===== Material provided =====

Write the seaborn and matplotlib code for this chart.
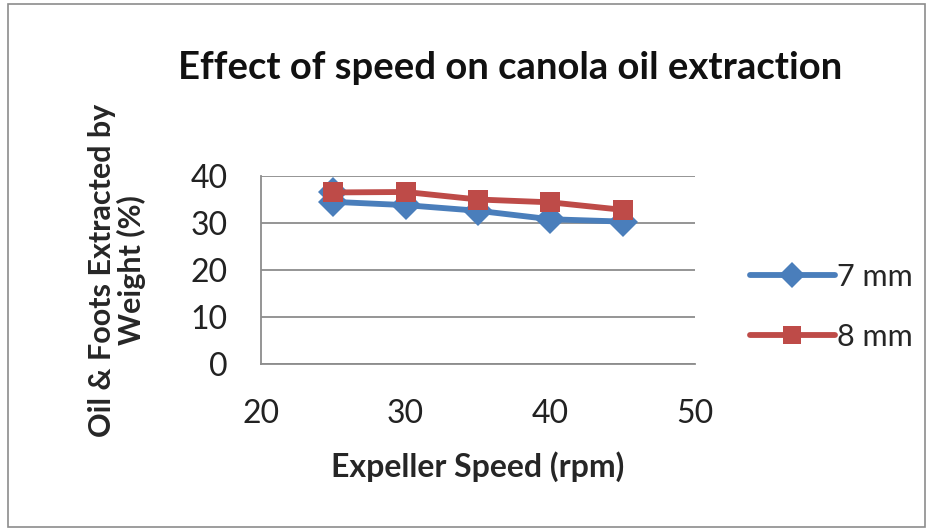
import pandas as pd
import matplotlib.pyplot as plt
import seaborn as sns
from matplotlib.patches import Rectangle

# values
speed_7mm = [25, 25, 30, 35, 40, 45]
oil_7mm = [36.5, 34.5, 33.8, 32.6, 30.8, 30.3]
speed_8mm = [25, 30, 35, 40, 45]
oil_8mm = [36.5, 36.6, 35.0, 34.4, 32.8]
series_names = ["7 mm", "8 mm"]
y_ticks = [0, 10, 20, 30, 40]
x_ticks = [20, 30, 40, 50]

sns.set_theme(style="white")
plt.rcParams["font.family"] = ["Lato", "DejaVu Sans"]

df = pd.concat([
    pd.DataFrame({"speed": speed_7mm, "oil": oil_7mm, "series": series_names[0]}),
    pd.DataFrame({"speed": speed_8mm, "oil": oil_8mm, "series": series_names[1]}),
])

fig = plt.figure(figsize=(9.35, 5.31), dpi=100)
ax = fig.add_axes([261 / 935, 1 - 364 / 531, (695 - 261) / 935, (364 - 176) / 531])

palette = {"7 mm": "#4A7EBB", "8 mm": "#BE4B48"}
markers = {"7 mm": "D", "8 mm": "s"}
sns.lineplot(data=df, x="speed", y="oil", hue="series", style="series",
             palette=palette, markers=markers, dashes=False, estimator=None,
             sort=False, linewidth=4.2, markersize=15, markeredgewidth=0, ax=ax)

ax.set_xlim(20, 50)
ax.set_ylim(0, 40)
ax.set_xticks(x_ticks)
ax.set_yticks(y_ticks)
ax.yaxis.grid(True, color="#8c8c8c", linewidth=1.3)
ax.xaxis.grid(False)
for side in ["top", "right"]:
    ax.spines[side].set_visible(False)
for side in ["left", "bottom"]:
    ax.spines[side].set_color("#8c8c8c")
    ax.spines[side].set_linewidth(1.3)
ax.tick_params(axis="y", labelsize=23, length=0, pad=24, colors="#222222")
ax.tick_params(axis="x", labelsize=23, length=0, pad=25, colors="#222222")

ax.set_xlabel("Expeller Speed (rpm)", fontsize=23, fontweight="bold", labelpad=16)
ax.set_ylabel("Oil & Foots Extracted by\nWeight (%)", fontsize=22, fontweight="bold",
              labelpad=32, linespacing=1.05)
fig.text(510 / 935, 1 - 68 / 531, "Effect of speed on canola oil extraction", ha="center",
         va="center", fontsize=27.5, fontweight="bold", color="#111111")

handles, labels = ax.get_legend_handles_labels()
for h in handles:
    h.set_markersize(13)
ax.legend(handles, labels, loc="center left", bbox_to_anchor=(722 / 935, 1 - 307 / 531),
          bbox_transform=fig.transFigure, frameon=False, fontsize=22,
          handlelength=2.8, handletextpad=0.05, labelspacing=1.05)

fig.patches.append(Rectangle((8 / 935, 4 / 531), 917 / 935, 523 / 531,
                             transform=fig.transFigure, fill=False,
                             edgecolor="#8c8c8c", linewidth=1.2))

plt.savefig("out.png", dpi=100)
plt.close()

=====

Exercise objective :: Repeat the lines above, starting at the first and stopping after the line that holds "markersize=15, markeredgewidth=0, ax=ax)", with the pictures left out.

Exercise result ::
Write the seaborn and matplotlib code for this chart.
import pandas as pd
import matplotlib.pyplot as plt
import seaborn as sns
from matplotlib.patches import Rectangle

# values
speed_7mm = [25, 25, 30, 35, 40, 45]
oil_7mm = [36.5, 34.5, 33.8, 32.6, 30.8, 30.3]
speed_8mm = [25, 30, 35, 40, 45]
oil_8mm = [36.5, 36.6, 35.0, 34.4, 32.8]
series_names = ["7 mm", "8 mm"]
y_ticks = [0, 10, 20, 30, 40]
x_ticks = [20, 30, 40, 50]

sns.set_theme(style="white")
plt.rcParams["font.family"] = ["Lato", "DejaVu Sans"]

df = pd.concat([
    pd.DataFrame({"speed": speed_7mm, "oil": oil_7mm, "series": series_names[0]}),
    pd.DataFrame({"speed": speed_8mm, "oil": oil_8mm, "series": series_names[1]}),
])

fig = plt.figure(figsize=(9.35, 5.31), dpi=100)
ax = fig.add_axes([261 / 935, 1 - 364 / 531, (695 - 261) / 935, (364 - 176) / 531])

palette = {"7 mm": "#4A7EBB", "8 mm": "#BE4B48"}
markers = {"7 mm": "D", "8 mm": "s"}
sns.lineplot(data=df, x="speed", y="oil", hue="series", style="series",
             palette=palette, markers=markers, dashes=False, estimator=None,
             sort=False, linewidth=4.2, markersize=15, markeredgewidth=0, ax=ax)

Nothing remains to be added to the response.